===== Data shown =====

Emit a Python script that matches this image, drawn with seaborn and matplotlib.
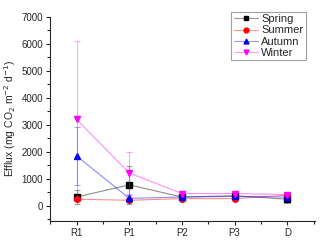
import numpy as np
import pandas as pd
import seaborn as sns
import matplotlib.pyplot as plt
from matplotlib.colors import to_rgba
from matplotlib.lines import Line2D
from matplotlib.ticker import AutoMinorLocator

sites = ['R1', 'P1', 'P2', 'P3', 'D']
seasons = ['Spring', 'Summer', 'Autumn', 'Winter']
spring = [330, 780, 330, 380, 250]
spring_err = [270, 690, 60, 60, 150]
summer = [250, 210, 270, 270, 400]
summer_err = [60, 80, 50, 50, 60]
autumn = [1850, 280, 330, 350, 330]
autumn_err = [1060, 120, 50, 50, 60]
winter = [3200, 1220, 460, 460, 420]
winter_err = [2900, 770, 60, 60, 60]

colors = ['black', 'red', 'blue', 'magenta']
markers = ['s', 'o', '^', 'v']

rows = []
for s, vals, errs in zip(seasons, [spring, summer, autumn, winter],
                         [spring_err, summer_err, autumn_err, winter_err]):
    for i, (v, e) in enumerate(zip(vals, errs)):
        rows.append({'season': s, 'site': sites[i], 'x': i, 'efflux': v, 'err': e})
df = pd.DataFrame(rows)

sns.set_style('ticks')
plt.rcParams['font.family'] = ['Liberation Sans', 'DejaVu Sans']

fig, ax = plt.subplots(figsize=(3.2, 2.4), dpi=100)
for s, c, m in zip(seasons, colors, markers):
    d = df[df.season == s]
    ax.errorbar(d.x, d.efflux, yerr=d.err, fmt='none', ecolor=c, alpha=0.35,
                elinewidth=0.8, capsize=2, capthick=0.8)
    sns.lineplot(data=d, x='x', y='efflux', color=c, alpha=0.45, lw=0.8, ax=ax)
    ax.plot(d.x, d.efflux, ls='none', marker=m, color=c, ms=4)

# light line, solid marker in the legend
handles = [Line2D([], [], color=to_rgba(c, 0.4), lw=0.8, marker=m, ms=3.5,
                  markerfacecolor=c, markeredgecolor=c)
           for c, m in zip(colors, markers)]
leg = ax.legend(handles, seasons, loc='upper right', fontsize=8, frameon=True,
                fancybox=False, edgecolor='#888888', handlelength=2.2,
                handletextpad=0.3, borderpad=0.2, labelspacing=0.1,
                bbox_to_anchor=(0.985, 1.05))
leg.get_frame().set_linewidth(0.8)

ax.set_xticks(range(len(sites)))
ax.set_xticklabels(sites)
ax.set_xlim(-0.5, 4.53)
ax.set_ylim(-550, 7000)
ax.set_yticks(range(0, 7001, 1000))
ax.yaxis.set_minor_locator(AutoMinorLocator(2))
ax.xaxis.set_minor_locator(AutoMinorLocator(2))
ax.tick_params(labelsize=7, length=3, width=0.8, pad=2)
ax.tick_params(which='minor', length=2, width=0.8)
ax.set_xlabel('')
ax.set_ylabel('Efflux (mg CO$_2$ m$^{-2}$ d$^{-1}$)', fontsize=7.5, labelpad=3)
sns.despine(ax=ax)
for sp in ax.spines.values():
    sp.set_linewidth(0.8)

fig.subplots_adjust(left=0.157, right=0.985, top=0.93, bottom=0.08)
fig.savefig('out.png', dpi=100)
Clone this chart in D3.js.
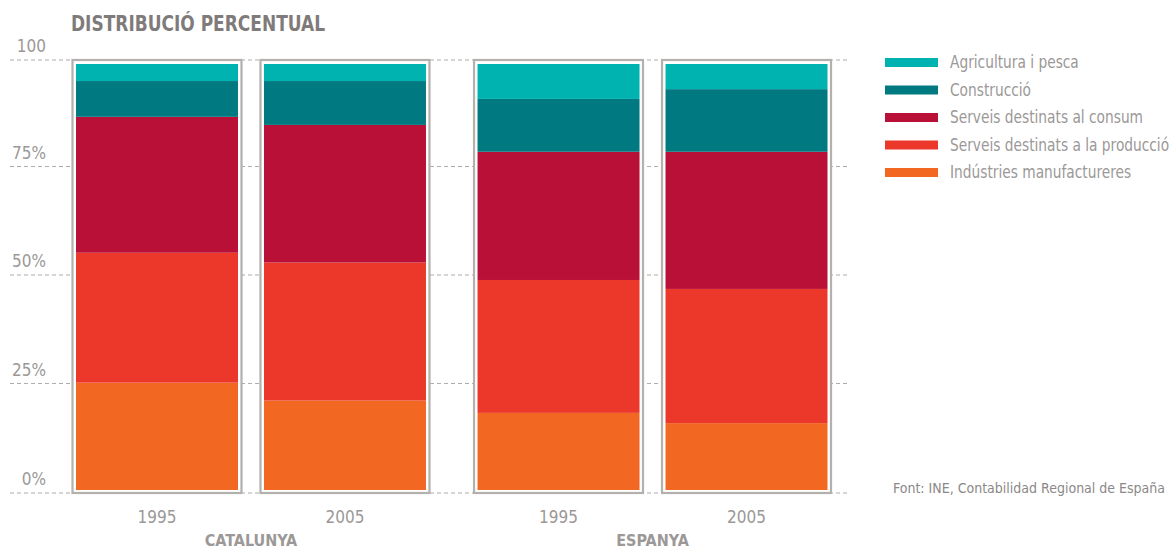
<!DOCTYPE html>
<html>
<head>
<meta charset="utf-8">
<script src="https://cdn.jsdelivr.net/npm/d3@7/dist/d3.min.js"></script>
<style>
body{margin:0;background:#fff;}
svg text{font-family:"Liberation Sans Narrow","DejaVu Sans Condensed",sans-serif;}
</style>
</head>
<body>
<svg id="chart" width="1170" height="552"></svg>
<script>
// dades
var regions = ["CATALUNYA", "ESPANYA"];
var years = ["1995", "2005"];
var sectors = ["Indústries manufactureres", "Serveis destinats a la producció", "Serveis destinats al consum", "Construcció", "Agricultura i pesca"];
var catalunya1995 = [25.2, 30.5, 31.9, 8.4, 4.0];
var catalunya2005 = [21.0, 32.4, 32.3, 10.3, 4.0];
var espanya1995 = [18.1, 31.2, 30.1, 12.4, 8.2];
var espanya2005 = [15.7, 31.5, 32.2, 14.7, 5.9];
var yTicks = [0, 25, 50, 75, 100];
var yTickLabels = ["0%", "25%", "50%", "75%", "100"];
var colors = ["#f26722", "#ec372b", "#b81036", "#007a80", "#00b2b0"];

var rows = [
	{region: "CATALUNYA", year: "1995", vals: catalunya1995},
	{region: "CATALUNYA", year: "2005", vals: catalunya2005},
	{region: "ESPANYA", year: "1995", vals: espanya1995},
	{region: "ESPANYA", year: "2005", vals: espanya2005}
];
var table = rows.map(function(r){
	var o = {region: r.region, year: r.year};
	sectors.forEach(function(s, i){ o[s] = r.vals[i]; });
	return o;
});

var svg = d3.select("#chart");
var grey = "#9b9897";

var x0 = d3.scaleBand().domain(regions).range([72.5, 831]).paddingInner(0.111);
var x1 = d3.scaleBand().domain(years).range([0, x0.bandwidth()]).paddingInner(0.101);
var y = d3.scaleLinear().domain([0, 100]).range([490, 64]);
var pad = 3; // espai blanc entre el marc i la barra

// titol
svg.append("text")
	.attr("transform", "translate(71,31) scale(0.86,1)")
	.attr("font-size", 22).attr("font-weight", "bold")
	.attr("fill", "#7f7b7a")
	.text("DISTRIBUCIÓ PERCENTUAL");

// linies de referencia
function gridY(t){
	if (t == 0) return y(0) + pad;
	if (t == 100) return y(100) - pad - 1;
	return y(t) - (t - 25) * 0.08;
}
var grid = svg.append("g").attr("class", "grid");
grid.selectAll("line").data(yTicks).enter().append("line")
	.attr("x1", 10).attr("x2", 850)
	.attr("y1", function(d){ return gridY(d); })
	.attr("y2", function(d){ return gridY(d); })
	.attr("stroke", "#aeabaa")
	.attr("stroke-width", 1.2)
	.attr("stroke-dasharray", "4 3");
grid.selectAll("text").data(yTicks).enter().append("text")
	.attr("x", 46)
	.attr("y", function(d){ return gridY(d) - 8; })
	.attr("text-anchor", "end")
	.attr("font-size", 17)
	.attr("fill", grey)
	.text(function(d, i){ return yTickLabels[i]; });

// barres apilades
var stack = d3.stack().keys(sectors)(table);
var cols = svg.selectAll(".col").data(table).enter().append("g")
	.attr("class", "col")
	.attr("transform", function(d){ return "translate(" + (x0(d.region) + x1(d.year)) + ",0)"; });
cols.append("rect")
	.attr("x", 0).attr("y", y(100) - pad - 1)
	.attr("width", x1.bandwidth())
	.attr("height", y(0) - y(100) + 2 * pad + 1)
	.attr("fill", "#fff")
	.attr("stroke", "#b3b0ae")
	.attr("stroke-width", 2.2);

svg.append("g").selectAll("g").data(stack).enter().append("g")
	.attr("fill", function(d, i){ return colors[i]; })
	.selectAll("rect").data(function(d){ return d; }).enter().append("rect")
	.attr("x", function(d){ return x0(d.data.region) + x1(d.data.year) + pad + 0.5; })
	.attr("width", x1.bandwidth() - 2 * pad - 1)
	.attr("y", function(d){ return y(d[1]); })
	.attr("height", function(d){ return y(d[0]) - y(d[1]); });

// etiquetes eix x
cols.append("text")
	.attr("x", x1.bandwidth() / 2).attr("y", 523)
	.attr("text-anchor", "middle")
	.attr("font-size", 17)
	.attr("fill", grey)
	.text(function(d){ return d.year; });
svg.selectAll(".region").data(regions).enter().append("text")
	.attr("class", "region")
	.attr("x", function(d){ return x0(d) + x0.bandwidth() / 2; })
	.attr("y", 546)
	.attr("text-anchor", "middle")
	.attr("font-size", 16).attr("font-weight", "bold")
	.attr("fill", grey)
	.text(function(d){ return d; });

// llegenda
var legend = svg.append("g").attr("transform", "translate(885,62)");
var legItems = sectors.slice().reverse();
var li = legend.selectAll("g").data(legItems).enter().append("g")
	.attr("transform", function(d, i){ return "translate(0," + (i * 27.5) + ")"; });
li.append("rect")
	.attr("x", 0).attr("y", -4).attr("width", 53).attr("height", 9)
	.attr("fill", function(d){ return colors[sectors.indexOf(d)]; });
li.append("text")
	.attr("transform", "translate(65,6) scale(0.9,1)")
	.attr("font-size", 17)
	.attr("fill", grey)
	.text(function(d){ return d; });

// font
svg.append("text")
	.attr("x", 893).attr("y", 493)
	.attr("font-size", 14)
	.attr("fill", "#8b8887")
	.text("Font: INE, Contabilidad Regional de España");
</script>
</body>
</html>
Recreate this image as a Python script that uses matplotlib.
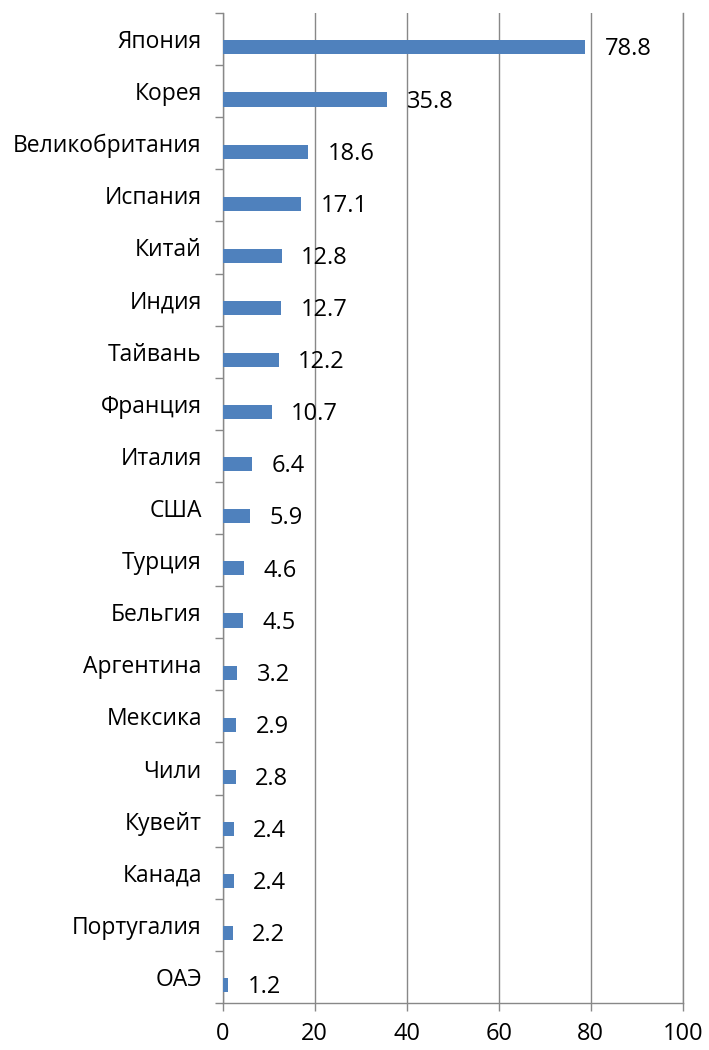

=====

#### [What the task requires]
Return only the lines running from the start of the entries above to the line that contains "markers = ['s', 'o', '^', 'v']", inclusive, and omit every picture.

#### [Task output]
Emit a Python script that matches this image, drawn with seaborn and matplotlib.
import numpy as np
import pandas as pd
import seaborn as sns
import matplotlib.pyplot as plt
from matplotlib.colors import to_rgba
from matplotlib.lines import Line2D
from matplotlib.ticker import AutoMinorLocator

sites = ['R1', 'P1', 'P2', 'P3', 'D']
seasons = ['Spring', 'Summer', 'Autumn', 'Winter']
spring = [330, 780, 330, 380, 250]
spring_err = [270, 690, 60, 60, 150]
summer = [250, 210, 270, 270, 400]
summer_err = [60, 80, 50, 50, 60]
autumn = [1850, 280, 330, 350, 330]
autumn_err = [1060, 120, 50, 50, 60]
winter = [3200, 1220, 460, 460, 420]
winter_err = [2900, 770, 60, 60, 60]

colors = ['black', 'red', 'blue', 'magenta']
markers = ['s', 'o', '^', 'v']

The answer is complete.